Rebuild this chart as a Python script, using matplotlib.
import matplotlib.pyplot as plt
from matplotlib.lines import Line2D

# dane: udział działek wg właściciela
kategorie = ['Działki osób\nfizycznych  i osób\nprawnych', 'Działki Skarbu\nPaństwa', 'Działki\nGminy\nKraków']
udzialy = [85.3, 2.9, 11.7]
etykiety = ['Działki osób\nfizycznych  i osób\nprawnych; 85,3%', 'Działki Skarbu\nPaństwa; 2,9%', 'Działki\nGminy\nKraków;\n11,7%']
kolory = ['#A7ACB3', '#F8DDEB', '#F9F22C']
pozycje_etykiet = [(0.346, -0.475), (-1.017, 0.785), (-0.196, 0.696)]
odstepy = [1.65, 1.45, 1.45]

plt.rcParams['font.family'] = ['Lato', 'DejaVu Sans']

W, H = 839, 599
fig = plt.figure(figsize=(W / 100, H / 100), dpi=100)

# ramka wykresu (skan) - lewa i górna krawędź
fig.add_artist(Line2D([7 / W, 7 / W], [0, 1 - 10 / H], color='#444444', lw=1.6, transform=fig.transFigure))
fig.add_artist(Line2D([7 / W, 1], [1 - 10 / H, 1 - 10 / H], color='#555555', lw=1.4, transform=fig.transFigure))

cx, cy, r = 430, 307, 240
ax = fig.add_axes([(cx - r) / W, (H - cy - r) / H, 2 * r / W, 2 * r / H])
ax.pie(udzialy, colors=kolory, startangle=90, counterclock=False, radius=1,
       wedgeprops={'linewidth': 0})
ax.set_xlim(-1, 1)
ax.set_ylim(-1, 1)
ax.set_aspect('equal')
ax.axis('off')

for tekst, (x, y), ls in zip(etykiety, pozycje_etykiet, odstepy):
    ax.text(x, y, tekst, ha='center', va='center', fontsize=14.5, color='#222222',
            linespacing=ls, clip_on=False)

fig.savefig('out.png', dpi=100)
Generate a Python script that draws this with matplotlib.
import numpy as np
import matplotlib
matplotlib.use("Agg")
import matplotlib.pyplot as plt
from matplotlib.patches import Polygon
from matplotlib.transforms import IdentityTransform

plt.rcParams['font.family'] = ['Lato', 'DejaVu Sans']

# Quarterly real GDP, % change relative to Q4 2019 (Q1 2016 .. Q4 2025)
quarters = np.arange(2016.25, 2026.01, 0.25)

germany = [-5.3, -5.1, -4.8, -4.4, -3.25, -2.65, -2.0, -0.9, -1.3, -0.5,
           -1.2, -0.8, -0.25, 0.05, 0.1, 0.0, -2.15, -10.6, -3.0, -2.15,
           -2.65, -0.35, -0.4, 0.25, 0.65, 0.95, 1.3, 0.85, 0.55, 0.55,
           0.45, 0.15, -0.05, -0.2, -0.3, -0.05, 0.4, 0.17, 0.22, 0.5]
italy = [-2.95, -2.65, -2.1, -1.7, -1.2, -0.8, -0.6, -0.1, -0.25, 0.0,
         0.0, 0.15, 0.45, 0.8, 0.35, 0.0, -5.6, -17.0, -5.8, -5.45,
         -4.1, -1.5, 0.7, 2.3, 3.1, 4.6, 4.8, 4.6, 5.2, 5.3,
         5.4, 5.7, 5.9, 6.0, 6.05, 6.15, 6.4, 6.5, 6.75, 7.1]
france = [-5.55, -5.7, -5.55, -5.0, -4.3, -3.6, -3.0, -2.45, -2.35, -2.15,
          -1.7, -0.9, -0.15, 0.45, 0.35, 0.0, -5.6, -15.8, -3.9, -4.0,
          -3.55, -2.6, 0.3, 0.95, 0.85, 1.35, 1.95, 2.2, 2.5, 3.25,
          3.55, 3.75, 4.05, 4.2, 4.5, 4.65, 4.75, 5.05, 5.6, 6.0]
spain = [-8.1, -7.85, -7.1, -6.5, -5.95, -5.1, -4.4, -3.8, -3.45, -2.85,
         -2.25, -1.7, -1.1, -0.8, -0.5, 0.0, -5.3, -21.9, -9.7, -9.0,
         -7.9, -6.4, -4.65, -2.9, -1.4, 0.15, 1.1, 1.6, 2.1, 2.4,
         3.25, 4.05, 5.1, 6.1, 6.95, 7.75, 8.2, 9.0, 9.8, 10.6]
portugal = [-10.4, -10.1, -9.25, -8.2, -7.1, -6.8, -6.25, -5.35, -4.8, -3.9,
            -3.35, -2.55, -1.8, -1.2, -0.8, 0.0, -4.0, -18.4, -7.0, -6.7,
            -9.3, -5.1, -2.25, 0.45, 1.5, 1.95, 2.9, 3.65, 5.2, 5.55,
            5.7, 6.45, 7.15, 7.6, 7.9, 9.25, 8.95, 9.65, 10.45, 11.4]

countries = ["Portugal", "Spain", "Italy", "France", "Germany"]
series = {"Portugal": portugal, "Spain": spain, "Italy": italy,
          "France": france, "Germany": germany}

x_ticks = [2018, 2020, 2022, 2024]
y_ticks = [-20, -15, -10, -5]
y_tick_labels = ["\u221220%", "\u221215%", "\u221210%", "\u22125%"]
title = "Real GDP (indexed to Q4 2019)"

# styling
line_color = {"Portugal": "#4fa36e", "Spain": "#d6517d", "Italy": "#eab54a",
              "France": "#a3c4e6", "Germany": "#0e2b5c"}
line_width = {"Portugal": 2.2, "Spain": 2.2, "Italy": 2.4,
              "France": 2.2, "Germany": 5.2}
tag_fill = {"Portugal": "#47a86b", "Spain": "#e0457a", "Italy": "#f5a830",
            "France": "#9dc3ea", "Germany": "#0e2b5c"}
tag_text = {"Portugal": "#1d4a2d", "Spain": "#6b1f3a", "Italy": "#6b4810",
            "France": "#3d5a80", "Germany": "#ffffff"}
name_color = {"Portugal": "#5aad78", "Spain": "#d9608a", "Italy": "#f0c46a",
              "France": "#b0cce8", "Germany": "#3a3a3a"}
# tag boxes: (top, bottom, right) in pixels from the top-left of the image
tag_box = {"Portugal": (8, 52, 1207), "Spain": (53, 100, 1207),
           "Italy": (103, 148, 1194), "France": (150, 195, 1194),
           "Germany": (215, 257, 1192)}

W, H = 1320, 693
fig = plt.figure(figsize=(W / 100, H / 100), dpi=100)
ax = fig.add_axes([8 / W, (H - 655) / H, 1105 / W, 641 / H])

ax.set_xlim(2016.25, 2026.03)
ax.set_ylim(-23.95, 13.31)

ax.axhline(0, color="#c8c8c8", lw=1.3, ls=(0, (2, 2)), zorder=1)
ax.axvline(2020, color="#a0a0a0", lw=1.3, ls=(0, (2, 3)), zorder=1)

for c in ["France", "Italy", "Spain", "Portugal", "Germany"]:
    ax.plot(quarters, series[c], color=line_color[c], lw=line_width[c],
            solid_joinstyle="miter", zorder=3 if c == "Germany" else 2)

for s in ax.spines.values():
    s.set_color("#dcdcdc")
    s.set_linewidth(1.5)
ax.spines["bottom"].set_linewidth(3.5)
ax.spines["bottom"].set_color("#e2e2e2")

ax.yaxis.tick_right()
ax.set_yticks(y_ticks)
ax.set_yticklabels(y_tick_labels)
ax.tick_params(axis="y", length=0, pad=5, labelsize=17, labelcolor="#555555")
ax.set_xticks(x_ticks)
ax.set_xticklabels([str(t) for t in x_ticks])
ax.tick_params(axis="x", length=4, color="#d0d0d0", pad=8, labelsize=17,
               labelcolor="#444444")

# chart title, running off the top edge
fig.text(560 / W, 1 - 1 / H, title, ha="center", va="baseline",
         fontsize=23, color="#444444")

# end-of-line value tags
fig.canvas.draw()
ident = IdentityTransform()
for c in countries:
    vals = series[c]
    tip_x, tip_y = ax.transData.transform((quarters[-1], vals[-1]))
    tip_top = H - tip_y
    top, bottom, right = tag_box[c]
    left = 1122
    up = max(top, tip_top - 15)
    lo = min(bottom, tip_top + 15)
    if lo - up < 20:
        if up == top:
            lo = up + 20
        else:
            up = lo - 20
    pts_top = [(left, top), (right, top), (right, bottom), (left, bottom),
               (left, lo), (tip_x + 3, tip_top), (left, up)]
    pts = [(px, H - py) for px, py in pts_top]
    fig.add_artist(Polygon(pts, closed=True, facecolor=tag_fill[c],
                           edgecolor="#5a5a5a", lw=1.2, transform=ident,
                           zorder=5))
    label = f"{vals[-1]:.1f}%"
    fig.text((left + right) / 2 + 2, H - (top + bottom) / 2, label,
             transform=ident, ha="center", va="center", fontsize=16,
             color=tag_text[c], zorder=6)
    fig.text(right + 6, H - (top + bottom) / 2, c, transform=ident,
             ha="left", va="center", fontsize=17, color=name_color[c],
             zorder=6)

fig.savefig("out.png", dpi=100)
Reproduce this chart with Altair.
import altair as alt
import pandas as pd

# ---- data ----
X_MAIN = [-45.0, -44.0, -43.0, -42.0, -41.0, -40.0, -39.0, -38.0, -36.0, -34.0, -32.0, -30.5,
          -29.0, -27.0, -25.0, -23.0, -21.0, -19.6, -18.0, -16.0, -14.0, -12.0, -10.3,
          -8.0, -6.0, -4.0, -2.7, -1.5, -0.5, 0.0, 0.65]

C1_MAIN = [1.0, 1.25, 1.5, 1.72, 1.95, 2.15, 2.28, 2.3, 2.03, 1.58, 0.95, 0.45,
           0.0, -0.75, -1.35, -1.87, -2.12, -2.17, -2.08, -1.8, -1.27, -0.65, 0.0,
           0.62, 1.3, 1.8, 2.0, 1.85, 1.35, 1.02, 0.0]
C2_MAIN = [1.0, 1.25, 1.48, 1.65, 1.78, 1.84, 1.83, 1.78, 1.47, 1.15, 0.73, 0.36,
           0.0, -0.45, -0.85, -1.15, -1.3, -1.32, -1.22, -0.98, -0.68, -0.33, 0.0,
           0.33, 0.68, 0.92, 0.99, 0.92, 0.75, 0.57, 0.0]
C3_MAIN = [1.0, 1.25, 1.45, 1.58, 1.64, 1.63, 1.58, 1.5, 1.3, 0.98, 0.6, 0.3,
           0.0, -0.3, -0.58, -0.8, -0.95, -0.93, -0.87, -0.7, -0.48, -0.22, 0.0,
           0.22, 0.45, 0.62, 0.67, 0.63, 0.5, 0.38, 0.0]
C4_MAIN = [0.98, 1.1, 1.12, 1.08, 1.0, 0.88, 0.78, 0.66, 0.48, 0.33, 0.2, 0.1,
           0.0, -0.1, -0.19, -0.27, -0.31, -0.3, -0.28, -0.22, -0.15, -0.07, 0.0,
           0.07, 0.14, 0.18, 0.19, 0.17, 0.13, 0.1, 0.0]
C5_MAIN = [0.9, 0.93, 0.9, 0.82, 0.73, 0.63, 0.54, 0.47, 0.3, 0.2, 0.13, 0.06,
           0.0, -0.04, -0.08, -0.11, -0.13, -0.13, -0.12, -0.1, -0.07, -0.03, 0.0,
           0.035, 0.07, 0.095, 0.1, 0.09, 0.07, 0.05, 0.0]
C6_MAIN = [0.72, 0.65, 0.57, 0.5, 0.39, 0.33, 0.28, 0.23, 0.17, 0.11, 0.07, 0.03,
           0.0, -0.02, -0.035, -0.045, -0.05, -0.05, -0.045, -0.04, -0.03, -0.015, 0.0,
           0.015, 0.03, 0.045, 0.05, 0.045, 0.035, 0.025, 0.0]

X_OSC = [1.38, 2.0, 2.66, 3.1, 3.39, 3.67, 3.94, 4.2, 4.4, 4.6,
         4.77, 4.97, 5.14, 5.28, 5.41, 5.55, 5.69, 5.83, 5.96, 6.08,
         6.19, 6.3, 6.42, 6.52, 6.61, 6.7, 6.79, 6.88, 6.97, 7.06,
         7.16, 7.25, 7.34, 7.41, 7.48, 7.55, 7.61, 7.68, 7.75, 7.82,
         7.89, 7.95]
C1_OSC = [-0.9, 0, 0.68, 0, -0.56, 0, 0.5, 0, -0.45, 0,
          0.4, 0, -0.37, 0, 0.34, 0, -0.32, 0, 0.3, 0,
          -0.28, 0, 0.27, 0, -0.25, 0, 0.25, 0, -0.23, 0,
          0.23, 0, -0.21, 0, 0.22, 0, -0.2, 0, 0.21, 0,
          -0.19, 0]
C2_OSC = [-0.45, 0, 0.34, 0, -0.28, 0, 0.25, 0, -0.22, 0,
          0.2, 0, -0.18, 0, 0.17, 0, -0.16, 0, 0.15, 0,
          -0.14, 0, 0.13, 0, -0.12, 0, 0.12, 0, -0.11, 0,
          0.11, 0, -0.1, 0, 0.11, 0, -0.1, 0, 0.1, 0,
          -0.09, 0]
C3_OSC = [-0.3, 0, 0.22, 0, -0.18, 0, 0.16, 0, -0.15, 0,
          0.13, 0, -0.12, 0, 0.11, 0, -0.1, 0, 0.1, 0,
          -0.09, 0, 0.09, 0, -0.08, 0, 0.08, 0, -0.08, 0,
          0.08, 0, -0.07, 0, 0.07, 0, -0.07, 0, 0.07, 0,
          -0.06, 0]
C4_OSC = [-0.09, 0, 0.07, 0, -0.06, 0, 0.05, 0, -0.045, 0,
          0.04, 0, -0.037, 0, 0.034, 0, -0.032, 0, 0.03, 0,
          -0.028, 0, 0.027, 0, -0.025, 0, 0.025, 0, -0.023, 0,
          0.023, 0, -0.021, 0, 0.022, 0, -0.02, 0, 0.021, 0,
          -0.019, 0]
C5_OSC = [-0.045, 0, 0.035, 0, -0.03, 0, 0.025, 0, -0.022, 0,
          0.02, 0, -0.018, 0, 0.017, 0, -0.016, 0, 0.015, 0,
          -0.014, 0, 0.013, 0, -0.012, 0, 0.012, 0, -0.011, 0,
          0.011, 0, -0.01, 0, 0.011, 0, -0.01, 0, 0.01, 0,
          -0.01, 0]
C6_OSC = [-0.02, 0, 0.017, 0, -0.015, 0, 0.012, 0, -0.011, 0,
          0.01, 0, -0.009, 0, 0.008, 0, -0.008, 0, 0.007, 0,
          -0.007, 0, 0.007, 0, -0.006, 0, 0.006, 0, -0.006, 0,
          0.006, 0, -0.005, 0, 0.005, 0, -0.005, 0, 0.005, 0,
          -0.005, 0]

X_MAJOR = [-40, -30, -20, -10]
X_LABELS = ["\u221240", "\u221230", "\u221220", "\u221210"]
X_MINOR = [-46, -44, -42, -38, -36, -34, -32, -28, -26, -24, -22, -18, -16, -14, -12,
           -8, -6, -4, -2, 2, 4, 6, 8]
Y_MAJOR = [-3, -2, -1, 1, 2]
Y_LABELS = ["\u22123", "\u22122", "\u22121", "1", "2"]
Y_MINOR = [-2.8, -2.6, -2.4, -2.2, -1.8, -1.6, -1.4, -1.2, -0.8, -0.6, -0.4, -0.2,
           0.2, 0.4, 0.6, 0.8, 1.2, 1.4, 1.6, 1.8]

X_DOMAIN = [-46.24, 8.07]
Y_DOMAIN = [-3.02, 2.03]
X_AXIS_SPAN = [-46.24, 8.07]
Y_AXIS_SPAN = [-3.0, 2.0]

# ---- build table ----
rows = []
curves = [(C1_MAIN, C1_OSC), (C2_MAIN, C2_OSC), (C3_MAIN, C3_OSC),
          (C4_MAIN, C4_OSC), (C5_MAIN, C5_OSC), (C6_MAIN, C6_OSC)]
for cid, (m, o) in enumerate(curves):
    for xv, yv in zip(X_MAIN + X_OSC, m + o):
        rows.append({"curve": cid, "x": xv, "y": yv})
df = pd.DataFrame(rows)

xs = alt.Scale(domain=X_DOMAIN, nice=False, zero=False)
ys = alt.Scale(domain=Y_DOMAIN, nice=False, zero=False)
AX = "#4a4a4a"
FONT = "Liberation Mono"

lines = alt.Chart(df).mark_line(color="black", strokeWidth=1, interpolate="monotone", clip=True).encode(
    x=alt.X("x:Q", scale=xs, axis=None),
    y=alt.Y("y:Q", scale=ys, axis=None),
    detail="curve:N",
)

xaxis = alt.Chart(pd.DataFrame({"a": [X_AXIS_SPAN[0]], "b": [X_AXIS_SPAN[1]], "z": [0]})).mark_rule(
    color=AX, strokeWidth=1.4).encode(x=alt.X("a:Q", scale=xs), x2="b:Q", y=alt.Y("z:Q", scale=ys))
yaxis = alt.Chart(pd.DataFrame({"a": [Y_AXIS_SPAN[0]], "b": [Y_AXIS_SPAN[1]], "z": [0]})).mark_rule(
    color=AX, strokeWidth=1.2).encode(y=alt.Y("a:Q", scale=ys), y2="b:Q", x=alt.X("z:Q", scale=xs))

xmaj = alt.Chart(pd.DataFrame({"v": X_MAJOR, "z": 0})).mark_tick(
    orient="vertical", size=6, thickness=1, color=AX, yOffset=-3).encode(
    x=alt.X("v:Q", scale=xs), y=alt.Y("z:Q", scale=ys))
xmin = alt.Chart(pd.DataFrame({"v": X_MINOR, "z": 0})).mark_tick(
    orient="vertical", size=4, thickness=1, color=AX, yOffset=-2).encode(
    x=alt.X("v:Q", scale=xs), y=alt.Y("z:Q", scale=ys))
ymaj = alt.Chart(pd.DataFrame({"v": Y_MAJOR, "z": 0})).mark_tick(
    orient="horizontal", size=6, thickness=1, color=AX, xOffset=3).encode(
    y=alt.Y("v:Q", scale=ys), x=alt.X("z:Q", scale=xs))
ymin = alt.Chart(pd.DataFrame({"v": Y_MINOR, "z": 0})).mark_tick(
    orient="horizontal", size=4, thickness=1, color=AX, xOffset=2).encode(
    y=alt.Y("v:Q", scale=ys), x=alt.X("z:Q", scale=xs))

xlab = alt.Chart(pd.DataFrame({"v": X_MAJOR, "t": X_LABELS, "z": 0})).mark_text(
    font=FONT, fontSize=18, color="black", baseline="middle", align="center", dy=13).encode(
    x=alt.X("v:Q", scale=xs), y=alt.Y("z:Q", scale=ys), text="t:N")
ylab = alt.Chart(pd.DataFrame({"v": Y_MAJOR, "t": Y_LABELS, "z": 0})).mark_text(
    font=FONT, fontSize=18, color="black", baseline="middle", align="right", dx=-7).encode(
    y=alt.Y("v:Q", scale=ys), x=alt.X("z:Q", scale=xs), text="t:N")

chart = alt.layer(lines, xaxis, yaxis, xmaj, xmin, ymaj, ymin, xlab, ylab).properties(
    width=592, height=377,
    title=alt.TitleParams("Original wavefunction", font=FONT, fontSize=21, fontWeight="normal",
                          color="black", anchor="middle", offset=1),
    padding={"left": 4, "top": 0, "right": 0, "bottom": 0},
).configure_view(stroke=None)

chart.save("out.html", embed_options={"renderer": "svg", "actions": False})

→ **Task to carry out**
Extract and output the part that opens with the line containing "Reproduce this chart with Altair." and closes with the line containing "-8.0, -6.0, -4.0, -2.7, -1.5, -0.5, 0.0, 0.65]", unchanged, ends included.

→ **Exercise result**
Reproduce this chart with Altair.
import altair as alt
import pandas as pd

# ---- data ----
X_MAIN = [-45.0, -44.0, -43.0, -42.0, -41.0, -40.0, -39.0, -38.0, -36.0, -34.0, -32.0, -30.5,
          -29.0, -27.0, -25.0, -23.0, -21.0, -19.6, -18.0, -16.0, -14.0, -12.0, -10.3,
          -8.0, -6.0, -4.0, -2.7, -1.5, -0.5, 0.0, 0.65]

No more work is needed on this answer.